** start Data for processing **
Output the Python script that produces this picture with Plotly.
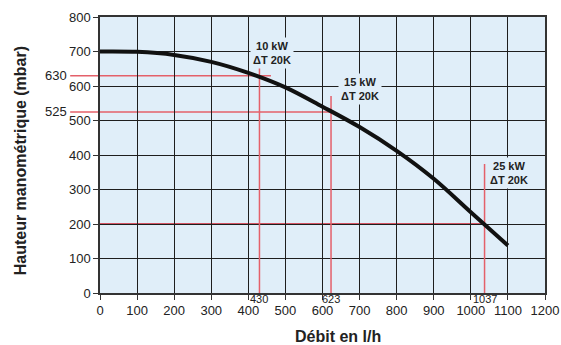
** end Data for processing **
** start Data for processing **
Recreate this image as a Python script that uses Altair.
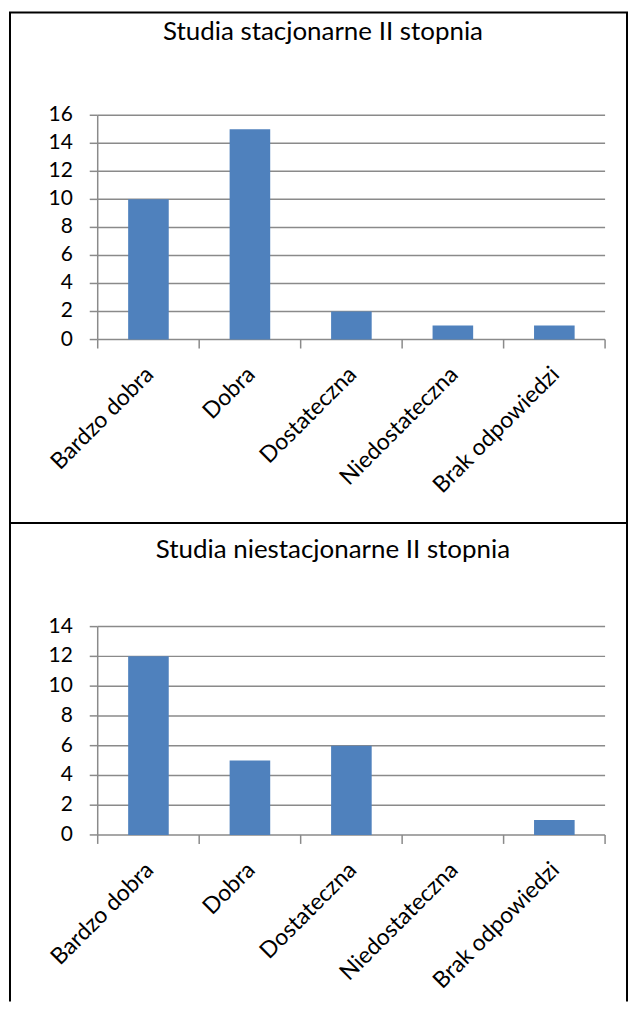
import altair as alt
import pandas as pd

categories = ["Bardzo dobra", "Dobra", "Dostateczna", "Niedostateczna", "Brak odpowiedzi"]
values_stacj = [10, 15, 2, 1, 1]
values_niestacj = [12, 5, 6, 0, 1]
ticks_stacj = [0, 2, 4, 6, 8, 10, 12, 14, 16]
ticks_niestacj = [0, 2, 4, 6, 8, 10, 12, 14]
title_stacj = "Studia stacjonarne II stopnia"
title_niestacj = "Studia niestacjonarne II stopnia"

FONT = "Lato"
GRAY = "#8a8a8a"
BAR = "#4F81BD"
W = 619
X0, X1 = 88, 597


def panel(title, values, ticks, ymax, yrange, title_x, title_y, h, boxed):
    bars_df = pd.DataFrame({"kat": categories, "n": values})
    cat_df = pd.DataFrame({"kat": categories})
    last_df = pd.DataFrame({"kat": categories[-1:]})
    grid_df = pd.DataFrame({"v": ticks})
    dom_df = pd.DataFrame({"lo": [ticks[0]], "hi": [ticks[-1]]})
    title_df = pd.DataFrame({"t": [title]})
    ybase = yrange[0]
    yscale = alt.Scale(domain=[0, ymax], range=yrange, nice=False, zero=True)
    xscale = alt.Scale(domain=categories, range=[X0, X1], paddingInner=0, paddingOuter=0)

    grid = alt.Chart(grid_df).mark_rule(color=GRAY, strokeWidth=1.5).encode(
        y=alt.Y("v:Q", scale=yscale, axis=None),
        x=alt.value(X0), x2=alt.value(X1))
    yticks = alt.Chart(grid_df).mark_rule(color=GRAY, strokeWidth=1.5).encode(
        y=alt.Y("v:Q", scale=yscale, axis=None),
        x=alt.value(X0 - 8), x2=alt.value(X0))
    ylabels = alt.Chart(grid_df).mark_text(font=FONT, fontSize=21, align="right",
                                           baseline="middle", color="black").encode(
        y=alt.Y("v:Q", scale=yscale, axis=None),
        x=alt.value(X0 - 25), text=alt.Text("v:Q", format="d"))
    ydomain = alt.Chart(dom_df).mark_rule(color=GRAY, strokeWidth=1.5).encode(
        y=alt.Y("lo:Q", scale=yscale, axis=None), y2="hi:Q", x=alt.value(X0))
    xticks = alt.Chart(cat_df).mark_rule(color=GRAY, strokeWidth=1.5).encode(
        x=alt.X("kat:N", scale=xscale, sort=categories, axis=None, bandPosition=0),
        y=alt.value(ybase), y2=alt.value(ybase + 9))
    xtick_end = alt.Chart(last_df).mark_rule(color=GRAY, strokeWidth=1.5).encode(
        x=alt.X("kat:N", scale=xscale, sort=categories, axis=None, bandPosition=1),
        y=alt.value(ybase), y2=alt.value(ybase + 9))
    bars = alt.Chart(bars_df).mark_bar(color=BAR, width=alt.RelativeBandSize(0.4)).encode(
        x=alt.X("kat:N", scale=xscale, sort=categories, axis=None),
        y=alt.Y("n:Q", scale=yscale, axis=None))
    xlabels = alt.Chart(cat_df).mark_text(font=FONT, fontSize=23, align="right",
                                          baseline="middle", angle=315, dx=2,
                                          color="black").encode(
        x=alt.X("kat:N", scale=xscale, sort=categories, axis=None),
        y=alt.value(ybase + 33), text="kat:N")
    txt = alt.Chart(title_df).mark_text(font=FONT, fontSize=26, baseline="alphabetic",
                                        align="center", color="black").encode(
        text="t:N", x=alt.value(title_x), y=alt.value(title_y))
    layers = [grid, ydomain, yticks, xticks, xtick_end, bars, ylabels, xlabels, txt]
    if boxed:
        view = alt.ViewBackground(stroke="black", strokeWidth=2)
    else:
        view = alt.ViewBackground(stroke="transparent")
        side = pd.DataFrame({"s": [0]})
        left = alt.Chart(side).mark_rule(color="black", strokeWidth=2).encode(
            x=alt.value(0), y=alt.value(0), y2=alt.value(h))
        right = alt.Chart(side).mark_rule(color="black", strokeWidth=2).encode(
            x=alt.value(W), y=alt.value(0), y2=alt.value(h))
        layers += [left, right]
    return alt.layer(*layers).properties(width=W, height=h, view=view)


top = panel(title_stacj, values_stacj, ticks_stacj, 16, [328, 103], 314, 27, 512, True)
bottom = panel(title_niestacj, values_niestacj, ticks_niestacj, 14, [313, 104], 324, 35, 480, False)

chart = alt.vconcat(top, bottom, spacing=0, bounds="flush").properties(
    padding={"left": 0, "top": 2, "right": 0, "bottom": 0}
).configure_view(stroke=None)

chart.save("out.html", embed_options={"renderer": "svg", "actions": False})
** end Data for processing **
Given exercise >>
Out of the preceding entries, pull every line containing the string "Python".

Result for this task >>
Output the Python script that produces this picture with Plotly.
Recreate this image as a Python script that uses Altair.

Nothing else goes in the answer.